Thursday, October 11, 2007

Claire Beckett


















Here’s an excerpt from my review of Boston photographer Claire Beckett’s exhibit “In Training” at the University of Rhode Island Fine Arts Center Galleries:
Private Dan Floyd lays face and belly in mud during basic training at Fort Knox in Kentucky. Boston photographer Claire Beckett shows the wet soil caked on his arms, legs, and helmet in crisp, mucky detail. He seems close to us, but cold, wet, miserable, and alone. His eyes are wide, his lips parted, as if he’s been stunned. It is one of Beckett’s most striking photos in her exhibit “In Training,” at the URI Fine Arts Center Galleries, both for its verisimilitude and its nagging artificiality.

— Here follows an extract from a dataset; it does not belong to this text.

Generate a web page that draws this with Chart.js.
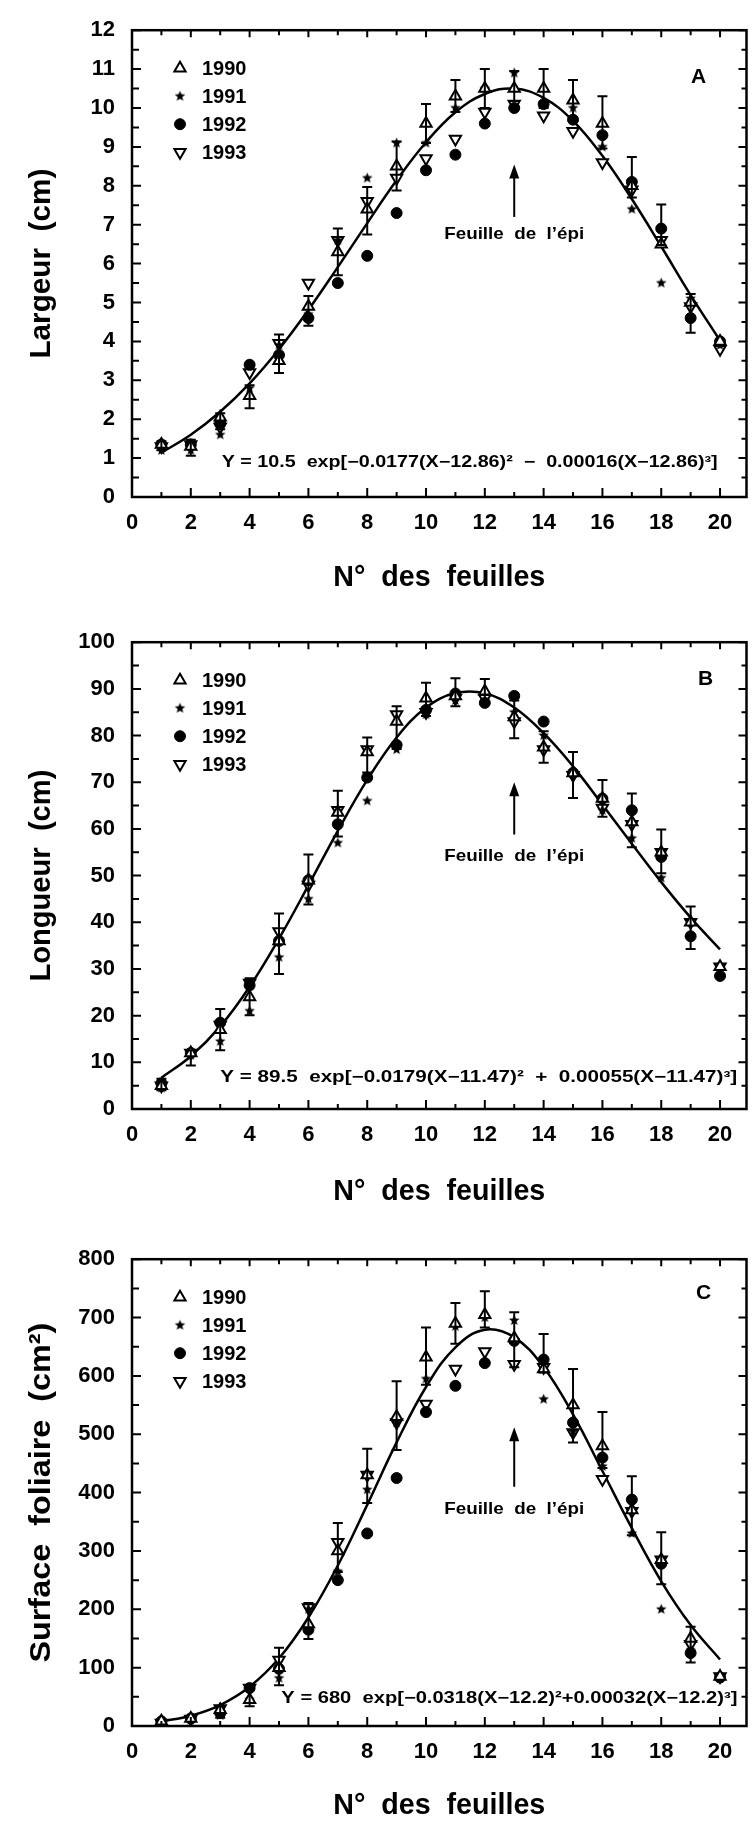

Beckett’s 10 photos here show Army and National Guard troops training in Massachusetts, South Carolina, and Kentucky over the past two years. “My photographs do not have an overtly political or partisan message,” Beckett writes. “My desire for those viewing these works is that they might consider who the individual soldiers are on a human level. I am deeply struck by how young the soldiers are, by their physical vulnerability, and by the gravity of what is asked of them.”
Read the rest here.

Claire Beckett, “In Training,” University of Rhode Island Fine Arts Center Galleries, 105 Upper College Road, Kingston, R.I., Sept. 14 to Oct. 28, 2007.

Beckett also has similar photos in her exhibit “Simulating Iraq” at Bernard Toale Gallery, 450 Harrison Ave., Boston, Oct. 3 to Nov. 10, 2007.






































Pictured from top to bottom: “Private Dan Floyd at Basic Training, Fort Knox, KY,” 2007; “Private Rebecca Hill at Basic Training, Fort Jackson, SC,” 2006; “Private Kendra Duffy, Private Allison Bronner and Private Jessica-Ann Layug dressed as villagers at Basic Training, Fort Jackson, SC,” 2006.